# Why the 17 hornet



## poe (Feb 10, 2010)

I thought this would be a good one to debate. Why is there a need for the 17 hornet when there is allready the 17 Remington and the fireball. I liked the 17wsm because of the fact that it is a rimfire and in some cases it is the only legal option for hunting. The 17 Remington can be loaded down to match the hornet and it can be loaded up for larger predators and longer range. I do think the hornet would be fun but if I was going to buy a 17 centerfire the hornet would not be my choice. I actually did look into buy one once but changed my mind when cabelas could sell me the gun but didn't have any ammo or even dies to load my own


----------



## azpredatorhunter (Jul 24, 2012)

Great question poe...


----------



## youngdon (Mar 10, 2010)

Powder is all I can figure.

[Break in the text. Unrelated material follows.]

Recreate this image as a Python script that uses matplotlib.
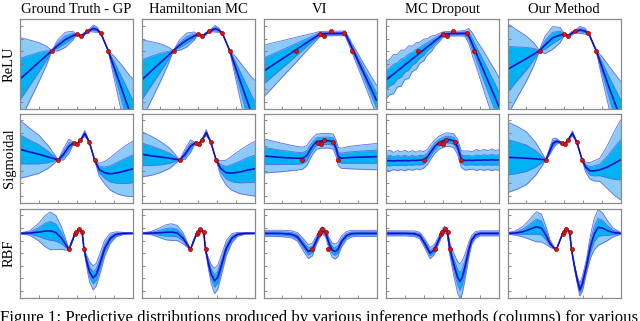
import numpy as np
import matplotlib.pyplot as plt

plt.rcParams['font.family'] = ['Liberation Serif', 'DejaVu Serif']

methods = ["Ground Truth - GP", "Hamiltonian MC", "VI", "MC Dropout", "Our Method"]
activations = ["ReLU", "Sigmoidal", "RBF"]

# training points, one set per row
relu_pts_x = [1.7, 3.0, 3.22, 3.57, 4.3, 4.68]
relu_pts_y = [4.05, 5.33, 5.22, 5.57, 5.4, 4.05]
sig_pts_x = [2.03, 2.87, 3.03, 3.21, 3.68, 3.96]
sig_pts_y = [2.87, 4.24, 4.13, 4.45, 4.29, 2.87]
rbf_pts_x = [2.6, 2.93, 2.98, 3.12, 3.3, 3.4]
rbf_pts_y = [3.3, 4.55, 4.65, 4.92, 4.7, 3.3]

# ---- ReLU row ----
relu_gp_x = [0, 0.5, 1.0, 1.4, 1.7, 2.0, 2.4, 2.8, 3.0, 3.22, 3.4, 3.57, 3.9, 4.1, 4.3, 4.68, 5.0, 5.4, 5.8, 6.0]
relu_gp_mean = [1.78, 2.45, 3.12, 3.64, 4.05, 4.45, 4.9, 5.22, 5.33, 5.22, 5.35, 5.57, 5.8, 5.7, 5.4, 4.05, 2.7, 1.0, -0.7, -1.6]
relu_gp_sd = [1.65, 1.22, 0.78, 0.38, 0.0, 0.22, 0.3, 0.18, 0.0, 0.0, 0.06, 0.0, 0.14, 0.1, 0.0, 0.0, 0.45, 0.95, 1.4, 1.7]

relu_hmc_x = relu_gp_x
relu_hmc_mean = [1.7, 2.4, 3.08, 3.62, 4.05, 4.45, 4.88, 5.2, 5.33, 5.22, 5.36, 5.57, 5.78, 5.68, 5.4, 4.05, 2.68, 0.95, -0.75, -1.65]
relu_hmc_sd = [1.6, 1.18, 0.75, 0.36, 0.0, 0.2, 0.28, 0.16, 0.0, 0.0, 0.06, 0.0, 0.13, 0.09, 0.0, 0.0, 0.44, 0.92, 1.38, 1.68]

relu_vi_x = [0, 0.5, 1.0, 1.5, 2.0, 2.5, 3.0, 3.5, 4.0, 4.34, 4.7, 5.0, 5.5, 6.0]
relu_vi_mean = [2.41, 2.9, 3.39, 3.88, 4.38, 4.87, 5.36, 5.4, 5.41, 5.41, 4.25, 3.3, 1.7, 0.1]
relu_vi_sd = [1.03, 0.88, 0.72, 0.57, 0.41, 0.25, 0.1, 0.09, 0.09, 0.1, 0.18, 0.27, 0.42, 0.6]

grid31 = [0.0, 0.2, 0.4, 0.6, 0.8, 1.0, 1.2, 1.4, 1.6, 1.8, 2.0, 2.2, 2.4, 2.6, 2.8, 3.0,
          3.2, 3.4, 3.6, 3.8, 4.0, 4.2, 4.4, 4.6, 4.8, 5.0, 5.2, 5.4, 5.6, 5.8, 6.0]

relu_do_x = grid31
relu_do_mean = [1.7, 1.95, 2.17, 2.43, 2.65, 2.91, 3.13, 3.39, 3.61, 3.87, 4.09, 4.35, 4.57, 4.83, 5.05, 5.3,
                5.36, 5.38, 5.4, 5.4, 5.41, 5.41, 5.2, 4.5, 3.8, 3.1, 2.4, 1.7, 1.0, 0.3, -0.4]
relu_do_sd = [0.75, 0.7, 0.78, 0.64, 0.72, 0.58, 0.65, 0.5, 0.53, 0.42, 0.43, 0.32, 0.31, 0.21, 0.17, 0.11,
              0.1, 0.09, 0.1, 0.09, 0.1, 0.12, 0.3, 0.46, 0.54, 0.66, 0.78, 0.88, 0.97, 1.08, 1.15]

relu_our_x = [0, 0.5, 1.0, 1.4, 1.69, 2.0, 2.4, 2.8, 3.02, 3.22, 3.4, 3.58, 3.85, 4.1, 4.32, 4.71, 5.0, 5.4, 5.8, 6.0]
relu_our_mean = [2.55, 2.98, 3.4, 3.76, 4.03, 4.5, 5.05, 5.28, 5.33, 5.22, 5.4, 5.57, 5.68, 5.6, 5.38, 4.03, 2.8, 1.1, -0.5, -1.3]
relu_our_sd = [1.82, 1.35, 0.9, 0.45, 0.02, 0.35, 0.45, 0.3, 0.02, 0.03, 0.08, 0.04, 0.14, 0.12, 0.03, 0.02, 0.4, 0.85, 1.25, 1.45]

# ---- Sigmoidal row ----
sig_gp_x = [0, 0.5, 1.0, 1.5, 2.03, 2.3, 2.6, 2.87, 3.03, 3.21, 3.44, 3.68, 3.96, 4.2, 4.5, 4.8, 5.2, 5.6, 6.0]
sig_gp_mean = [3.71, 3.5, 3.32, 3.1, 2.87, 3.3, 3.95, 4.24, 4.13, 4.45, 4.97, 4.29, 2.87, 2.1, 1.85, 1.76, 1.85, 2.0, 2.16]
sig_gp_sd = [1.15, 0.95, 0.76, 0.45, 0.0, 0.22, 0.28, 0.0, 0.0, 0.0, 0.12, 0.0, 0.0, 0.25, 0.45, 0.65, 0.85, 1.0, 1.1]

sig_hmc_x = sig_gp_x
sig_hmc_mean = [3.32, 3.2, 3.1, 3.0, 2.87, 3.3, 3.95, 4.24, 4.13, 4.45, 5.03, 4.29, 2.87, 2.2, 1.85, 1.82, 1.9, 2.05, 2.16]
sig_hmc_sd = [0.9, 0.78, 0.62, 0.4, 0.0, 0.2, 0.25, 0.0, 0.0, 0.0, 0.12, 0.0, 0.0, 0.3, 0.5, 0.68, 0.85, 0.98, 1.08]

sig_vi_x = [0, 0.5, 1.0, 1.5, 1.85, 2.06, 2.3, 2.47, 2.65, 2.82, 3.1, 3.44, 3.7, 3.85, 3.97, 4.14, 4.5, 5.0, 5.5, 6.0]
sig_vi_mean = [3.18, 3.12, 3.06, 3.02, 3.0, 3.0, 3.2, 3.66, 4.05, 4.32, 4.38, 4.39, 4.32, 3.8, 3.13, 3.0, 3.05, 3.08, 3.1, 3.13]
sig_vi_sd = [0.68, 0.62, 0.56, 0.5, 0.46, 0.44, 0.4, 0.36, 0.32, 0.3, 0.29, 0.29, 0.3, 0.32, 0.36, 0.4, 0.44, 0.47, 0.5, 0.52]

sig_do_x = grid31
sig_do_mean = [2.79, 2.81, 2.78, 2.81, 2.8, 2.82, 2.8, 2.83, 2.82, 2.85, 2.87, 3.1, 3.55, 3.95, 4.22, 4.36,
               4.48, 4.47, 4.38, 3.9, 2.92, 2.82, 2.84, 2.82, 2.86, 2.84, 2.87, 2.85, 2.88, 2.86, 2.87]
sig_do_sd = [0.37, 0.42, 0.34, 0.4, 0.35, 0.41, 0.34, 0.39, 0.33, 0.38, 0.33, 0.3, 0.28, 0.27, 0.26, 0.26,
             0.27, 0.26, 0.28, 0.3, 0.33, 0.38, 0.37, 0.34, 0.42, 0.36, 0.42, 0.37, 0.43, 0.38, 0.41]

sig_our_x = [0, 0.5, 1.0, 1.5, 2.04, 2.25, 2.42, 2.6, 2.87, 3.03, 3.21, 3.45, 3.68, 3.96, 4.15, 4.37, 4.6, 4.9, 5.3, 5.7, 6.0]
sig_our_mean = [3.08, 3.04, 3.0, 2.95, 2.87, 3.6, 4.18, 4.35, 4.24, 4.13, 4.45, 4.97, 4.29, 2.87, 2.3, 2.0, 2.0, 2.08, 2.3, 2.62, 2.87]
sig_our_sd = [1.4, 1.25, 1.05, 0.65, 0.0, 0.15, 0.2, 0.12, 0.0, 0.0, 0.0, 0.1, 0.0, 0.0, 0.2, 0.32, 0.4, 0.46, 0.85, 1.3, 1.58]

# ---- RBF row ----
rbf_gp_x = [0, 0.5, 1.0, 1.3, 1.6, 1.9, 2.2, 2.4, 2.6, 2.75, 2.93, 3.1, 3.3, 3.4, 3.55, 3.7, 3.88, 4.05, 4.25, 4.5, 4.8, 5.1, 5.5, 6.0]
rbf_gp_mean = [4.58, 4.6, 4.68, 4.75, 4.78, 4.65, 4.2, 3.75, 3.3, 3.9, 4.58, 4.9, 4.7, 3.3, 2.3, 1.5, 1.05, 1.3, 2.2, 3.4, 4.2, 4.5, 4.58, 4.58]
rbf_gp_sd = [0.02, 0.08, 0.35, 0.6, 0.75, 0.68, 0.45, 0.25, 0.0, 0.05, 0.0, 0.02, 0.0, 0.0, 0.25, 0.4, 0.48, 0.45, 0.4, 0.32, 0.2, 0.1, 0.04, 0.02]

rbf_hmc_x = rbf_gp_x
rbf_hmc_mean = [4.58, 4.6, 4.63, 4.66, 4.68, 4.6, 4.2, 3.75, 3.3, 3.9, 4.58, 4.9, 4.7, 3.3, 2.2, 1.35, 0.8, 1.1, 2.1, 3.4, 4.2, 4.5, 4.58, 4.58]
rbf_hmc_sd = [0.02, 0.06, 0.2, 0.3, 0.33, 0.3, 0.22, 0.12, 0.0, 0.04, 0.0, 0.02, 0.0, 0.0, 0.22, 0.38, 0.5, 0.48, 0.4, 0.3, 0.18, 0.08, 0.03, 0.02]

rbf_vi_x = [0, 0.5, 1.0, 1.5, 1.8, 2.1, 2.38, 2.6, 2.8, 3.0, 3.12, 3.3, 3.5, 3.65, 3.8, 3.95, 4.14, 4.4, 4.67, 5.0, 5.5, 6.0]
rbf_vi_mean = [4.58, 4.58, 4.57, 4.5, 4.3, 3.7, 3.13, 3.3, 4.0, 4.6, 4.82, 4.6, 3.7, 3.25, 3.13, 3.3, 3.92, 4.4, 4.56, 4.58, 4.58, 4.58]
rbf_vi_sd = [0.12, 0.12, 0.13, 0.14, 0.17, 0.24, 0.28, 0.25, 0.18, 0.15, 0.14, 0.16, 0.24, 0.28, 0.3, 0.28, 0.22, 0.16, 0.13, 0.12, 0.12, 0.12]

rbf_do_x = [0, 0.5, 1.0, 1.5, 1.8, 2.05, 2.34, 2.57, 2.8, 2.96, 3.1, 3.25, 3.4, 3.6, 3.8, 3.93, 4.05, 4.2, 4.4, 4.55, 4.75, 5.0, 5.5, 6.0]
rbf_do_mean = [4.58, 4.58, 4.58, 4.55, 4.4, 3.8, 3.0, 3.3, 4.05, 4.58, 4.89, 4.75, 3.26, 2.1, 1.1, 0.76, 1.1, 1.95, 3.3, 4.05, 4.45, 4.58, 4.58, 4.58]
rbf_do_sd = [0.1, 0.1, 0.1, 0.11, 0.13, 0.18, 0.22, 0.2, 0.14, 0.12, 0.12, 0.14, 0.25, 0.45, 0.62, 0.7, 0.65, 0.5, 0.3, 0.18, 0.13, 0.1, 0.1, 0.1]

rbf_our_x = [0, 0.4, 0.8, 1.1, 1.35, 1.55, 1.8, 2.05, 2.25, 2.45, 2.6, 2.93, 3.12, 3.3, 3.4, 3.55, 3.7, 3.84, 3.98, 4.19, 4.4, 4.6, 4.81, 5.05, 5.3, 5.6, 6.0]
rbf_our_mean = [4.58, 4.6, 4.7, 4.85, 5.0, 5.1, 5.0, 4.4, 3.79, 3.45, 3.3, 4.58, 4.97, 4.7, 3.3, 2.0, 0.9, 0.1, 0.6, 1.95, 3.5, 4.5, 5.05, 5.0, 4.8, 4.65, 4.58]
rbf_our_sd = [0.03, 0.08, 0.2, 0.35, 0.5, 0.6, 0.55, 0.35, 0.15, 0.05, 0.0, 0.0, 0.0, 0.0, 0.0, 0.08, 0.15, 0.25, 0.3, 0.28, 0.45, 0.62, 0.72, 0.6, 0.4, 0.18, 0.04]

panels = [
    [(relu_gp_x, relu_gp_mean, relu_gp_sd), (relu_hmc_x, relu_hmc_mean, relu_hmc_sd),
     (relu_vi_x, relu_vi_mean, relu_vi_sd), (relu_do_x, relu_do_mean, relu_do_sd),
     (relu_our_x, relu_our_mean, relu_our_sd)],
    [(sig_gp_x, sig_gp_mean, sig_gp_sd), (sig_hmc_x, sig_hmc_mean, sig_hmc_sd),
     (sig_vi_x, sig_vi_mean, sig_vi_sd), (sig_do_x, sig_do_mean, sig_do_sd),
     (sig_our_x, sig_our_mean, sig_our_sd)],
    [(rbf_gp_x, rbf_gp_mean, rbf_gp_sd), (rbf_hmc_x, rbf_hmc_mean, rbf_hmc_sd),
     (rbf_vi_x, rbf_vi_mean, rbf_vi_sd), (rbf_do_x, rbf_do_mean, rbf_do_sd),
     (rbf_our_x, rbf_our_mean, rbf_our_sd)],
]
points = [(relu_pts_x, relu_pts_y), (sig_pts_x, sig_pts_y), (rbf_pts_x, rbf_pts_y)]

outer_col = '#8ccbf7'
inner_col = '#00b2f2'
edge_col = '#5b6cf0'
mean_col = '#1010cc'

W, H = 640, 321
fig = plt.figure(figsize=(W / 100, H / 100), dpi=100)

col_left = [20, 141.5, 263.5, 386, 507.5]
row_top = [19, 113.5, 208.5]
pw, ph = 113, 89.5

for r in range(3):
    for c in range(5):
        x0 = col_left[c] / W
        y0 = 1 - (row_top[r] + ph) / H
        ax = fig.add_axes([x0, y0, pw / W, ph / H])
        x, m, s = [np.array(a, dtype=float) for a in panels[r][c]]
        ax.fill_between(x, m - 2 * s, m + 2 * s, color=outer_col, lw=0)
        ax.fill_between(x, m - s, m + s, color=inner_col, lw=0)
        for k in (-2, -1, 1, 2):
            ax.plot(x, m + k * s, color=edge_col, lw=0.6)
        ax.plot(x, m, color=mean_col, lw=1.2)
        px, py = points[r]
        ax.scatter(px, py, s=9, color='#e01010', edgecolor='#7a0000', linewidth=0.4, zorder=5)
        ax.set_xlim(0, 6)
        ax.set_ylim(-0.55, 6.55)
        ax.set_xticks(range(7))
        ax.set_yticks(range(7))
        ax.tick_params(direction='in', length=2, width=0.6, color='#777777',
                       labelbottom=False, labelleft=False)
        for sp in ax.spines.values():
            sp.set_color('#8a8a8a')
            sp.set_linewidth(0.9)
        if r == 0:
            ax.set_title(methods[c], fontsize=10.5, pad=4)
        if c == 0:
            ax.set_ylabel(activations[r], fontsize=10.5, labelpad=3)

fig.text(0.0, -0.004, "Figure 1: Predictive distributions produced by various inference methods (columns) for various",
         fontsize=12.1, ha='left', va='baseline')

fig.savefig('out.png', dpi=100)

The Hornet takes (if I recall correctly) just over10 gr of powder MAX. The Rem and Fireball take 2 or 3 times that. It's been around for a while though, at least since the attainable ballistics were not considered mild.


----------



## poe (Feb 10, 2010)

The only advantage I can see that the 17 hornet has is if you were doing a pile of Praire dog shoots then I will agree with don and the powder usage and barrel life will have a factor. However if I wanted a prairie dog gun I would prob step it up to a .204. A very mild recoil with more range and better availability of ammo. Plus even on 1000 rounds how much money are you really saving with using less powder.


----------



## poe (Feb 10, 2010)

I really thought I would stir up more of a hornets nest with this topic haha


----------